Пламя пожирало деревянную конструкцию, и вдруг охваченный огнем мост, отцепившись от берегов, поплыл по Неве.
Как погребальное судно викингов.
* * *
Арестован Митька Рубинштейн. Не рухнут ли акции Русско-Азиатского банка? Он один из крупнейших акционеров. Не хотелось бы. Я, хоть и мелкий, но тоже акционер. Обвинили, как принято, в шпионаже. Думаю, ерунда. Скорее всего, или попытка чья-то прибрать к рукам его капиталы, или очередной подкоп под Николая, всем известно, что Митька кредитует и Романовых, и Распутина, и правительство – всех.
Поймал себя на мысли, что это меня не особо волнует. Вот подумал, не упадут ли акции, а котировки смотреть в газету не полез. Упадут – не упадут, суета сует и томление духа.
* * *
Климент едет на фронт. Пришло письмо. Он и так, казалось бы, на фронте, но нет, Киев – это тыл, глубокий тыл, более двухсот верст до линии фронта. А теперь он едет непосредственно на фронт, в действующую армию, будет работать в дивизионном лазарете.
«Невозможно сохранить раненых, не оперируя их прямо там, на фронте. Когда их привозят сюда, в тыл, все уже потеряно, заражение, гангрена, только ампутация, потеря конечности, инвалидность…» Это из его письма мне, уверен, что ничего подобного Елене он не писал, пытается сохранить ее покой.
Каким-то образом ему удалось встретиться с его бывшим, я имею в виду в мирное время, начальником.
В Военно-медицинской академии Климент работал под началом Владимира Андреевича Оппеля. И вот, оказывается, тот нынче стал главным хирургом там, на фронте.
Я так и не понял из сумбурного письма брата, где и как он вновь пересекся с Оппелем, что-то по линии Красного Креста, где тот является куратором, но, видимо, именно он уговорил Климента, что работа непосредственно на передовой позволит ему быть более полезным.
«Более полезным» – это опять-таки цитата из его письма.
* * *
От одиночества, возможно, стал все чаще наведываться в дацан. Не на службу, собственно, а на разговоры с настоятелем. Пьем чай после хурала, разговариваем, спорим. Разговоры наши весьма забавны. Он говорит о буддизме, об учении Шакьямуни как о реальности, как о его собственной лобсановой личной жизни.
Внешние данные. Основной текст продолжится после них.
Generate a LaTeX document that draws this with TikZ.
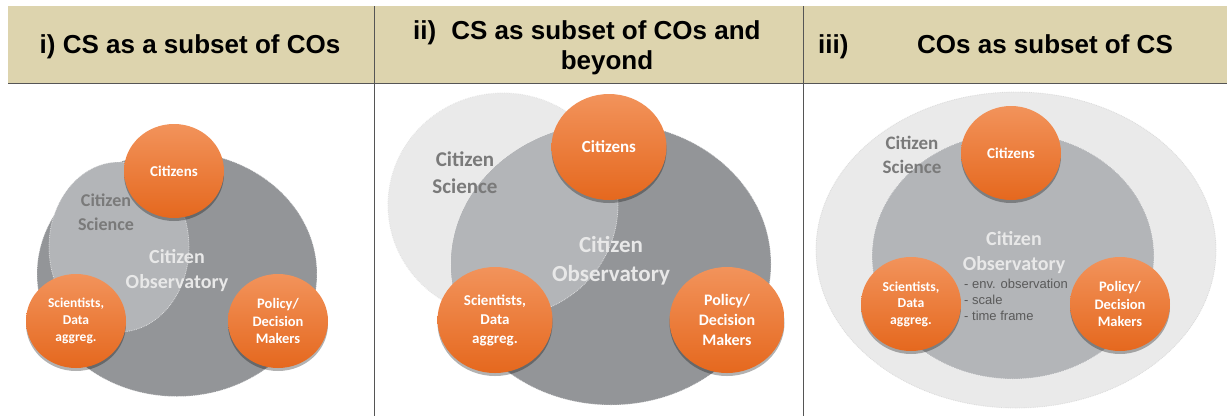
\documentclass[tikz,border=0pt]{standalone}
\usepackage{fontspec}
\setmainfont{Carlito}
\newfontfamily\arialf{Liberation Sans}
\usetikzlibrary{shapes.geometric,shadows}
\definecolor{hdr}{HTML}{DDD4AE}
\definecolor{codark}{HTML}{939598}
\definecolor{colight}{HTML}{B3B5B8}
\definecolor{cspale}{HTML}{EAEAEA}
\definecolor{orTop}{HTML}{F2935B}
\definecolor{orBot}{HTML}{E5681E}
\definecolor{cstext}{HTML}{7A7A7A}
\definecolor{cotext}{HTML}{E8E8E8}
\definecolor{rulec}{HTML}{555555}
\definecolor{listc}{HTML}{5A5A5A}
\tikzset{
  blob/.style={ellipse, inner sep=0pt, draw=white, draw opacity=0.6, densely dotted, line width=0.8pt},
  actor/.style={ellipse, inner sep=0pt, top color=orTop, bottom color=orBot, draw=none,
    drop shadow={shadow xshift=0pt, shadow yshift=-3pt, opacity=0.3, fill=black},
    text=white, align=center},
  hdrtext/.style={font=\arialf\bfseries\fontsize{26}{30}\selectfont, inner sep=0pt},
  cslabel/.style={text=cstext, align=center, font=\bfseries, inner sep=0pt},
  colabel/.style={text=cotext, align=center, font=\bfseries, inner sep=0pt},
}
\begin{document}
\begin{tikzpicture}[x=1pt,y=-1pt]
\useasboundingbox (0,0) rectangle (1227,416);
\fill[white] (0,0) rectangle (1227,416);
% header band and rules
\fill[hdr] (8,6) rectangle (1227,83);
\draw[rulec, line width=0.9pt] (8,83) -- (1227,83);
\draw[rulec, line width=0.9pt] (374,6) -- (374,416);
\draw[rulec, line width=0.9pt] (803,6) -- (803,416);
% headers
\node[hdrtext, anchor=base] (h1) at (190,53) {i) CS as a subset of COs};
\node[hdrtext, anchor=base west] (h2n) at (413,39) {ii)};
\node[hdrtext, anchor=base] (h2a) at (606,39) {CS as subset of COs and};
\node[hdrtext, anchor=base] (h2b) at (607,69) {beyond};
\node[hdrtext, anchor=base west] (h3n) at (818,53) {iii)};
\node[hdrtext, anchor=base] (h3) at (1045,53) {COs as subset of CS};

% ---------- Panel i ----------
\node[blob, fill=codark, minimum width=280pt, minimum height=245pt] (co1) at (177,274) {};
\node[blob, fill=colight, minimum width=140pt, minimum height=170pt] (cs1) at (119,247) {};
\node[cslabel, font=\bfseries\fontsize{18}{24}\selectfont] (cs1t) at (106,212) {Citizen\\Science};
\node[colabel, font=\bfseries\fontsize{20}{25}\selectfont] (co1t) at (177,271) {Citizen\\Observatory};
\node[actor, minimum width=100pt, minimum height=94pt, font=\bfseries\fontsize{15}{17}\selectfont] (cit1) at (174,171) {Citizens};
\node[actor, minimum width=100pt, minimum height=94pt, font=\bfseries\fontsize{13.5}{16.7}\selectfont] (sci1) at (76,321) {Scientists,\\Data\\aggreg.};
\node[actor, minimum width=100pt, minimum height=94pt, font=\bfseries\fontsize{14.5}{17.7}\selectfont] (pol1) at (278,321) {Policy/\\Decision\\Makers};

% ---------- Panel ii ----------
\node[blob, fill=cspale, draw=gray!40, minimum width=230pt, minimum height=224pt] (cs2) at (503,205) {};
\node[blob, fill=codark, minimum width=320pt, minimum height=282pt] (co2) at (611,264) {};
\begin{scope}
  \clip (503,205) ellipse [x radius=115, y radius=112];
  \fill[colight] (611,264) ellipse [x radius=160, y radius=141];
\end{scope}
\draw[white, opacity=0.6, densely dotted, line width=0.8pt] (503,205) ellipse [x radius=115, y radius=112];
\node[cslabel, font=\bfseries\fontsize{21}{27}\selectfont] (cs2t) at (465,173) {Citizen\\Science};
\node[colabel, font=\bfseries\fontsize{23}{29}\selectfont] (co2t) at (611,261) {Citizen\\Observatory};
\node[actor, minimum width=115pt, minimum height=106pt, font=\bfseries\fontsize{17}{20}\selectfont] (cit2) at (609,147) {Citizens};
\node[actor, minimum width=115pt, minimum height=106pt, font=\bfseries\fontsize{15}{19}\selectfont] (sci2) at (495,320) {Scientists,\\Data\\aggreg.};
\node[actor, minimum width=115pt, minimum height=106pt, font=\bfseries\fontsize{16}{20}\selectfont] (pol2) at (727,320) {Policy/\\Decision\\Makers};

% ---------- Panel iii ----------
\node[blob, fill=cspale, draw=gray!40, minimum width=400pt, minimum height=316pt] (cs3) at (1016,250) {};
\node[blob, fill=colight, minimum width=282pt, minimum height=246pt] (co3) at (1013,256) {};
\node[cslabel, font=\bfseries\fontsize{19}{24}\selectfont] (cs3t) at (912,155) {Citizen\\Science};
\node[colabel, font=\bfseries\fontsize{20}{25}\selectfont] (co3t) at (1014,253) {Citizen\\Observatory};
\node[text=listc, align=left, anchor=west, inner sep=0pt, font=\arialf\fontsize{13}{16}\selectfont] (list3) at (964,300) {- env. observation\\- scale\\- time frame};
\node[actor, minimum width=100pt, minimum height=94pt, font=\bfseries\fontsize{15}{17}\selectfont] (cit3) at (1011,153) {Citizens};
\node[actor, minimum width=100pt, minimum height=94pt, font=\bfseries\fontsize{13.7}{16.5}\selectfont] (sci3) at (911,304) {Scientists,\\Data\\aggreg.};
\node[actor, minimum width=100pt, minimum height=94pt, font=\bfseries\fontsize{14.5}{17.5}\selectfont] (pol3) at (1120,304) {Policy/\\Decision\\Makers};
\end{tikzpicture}
\end{document}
Я препарирую его слова академическими тезисами, как ножом хирурга или, скорее, патологоанатома. И кажется мне, что Лобсан у меня выигрывает.
Поначалу я был очень горд своими начерпанными у немецких академиков знаниями. Горд и предвзят. Пренебрежителен. Полагал себя всесторонне образованным в вопросах истории и течений буддизма. Собеседника же своего считал человеком темным, верующим во все эти легенды в силу происхождения и воспитания. Кем-то вроде наших деревенских бабок, верящих в Илью-Пророка, гремящего по небу в колеснице, в бесов, в банника и овинника. Только более начитанного про своих «банников и овинников».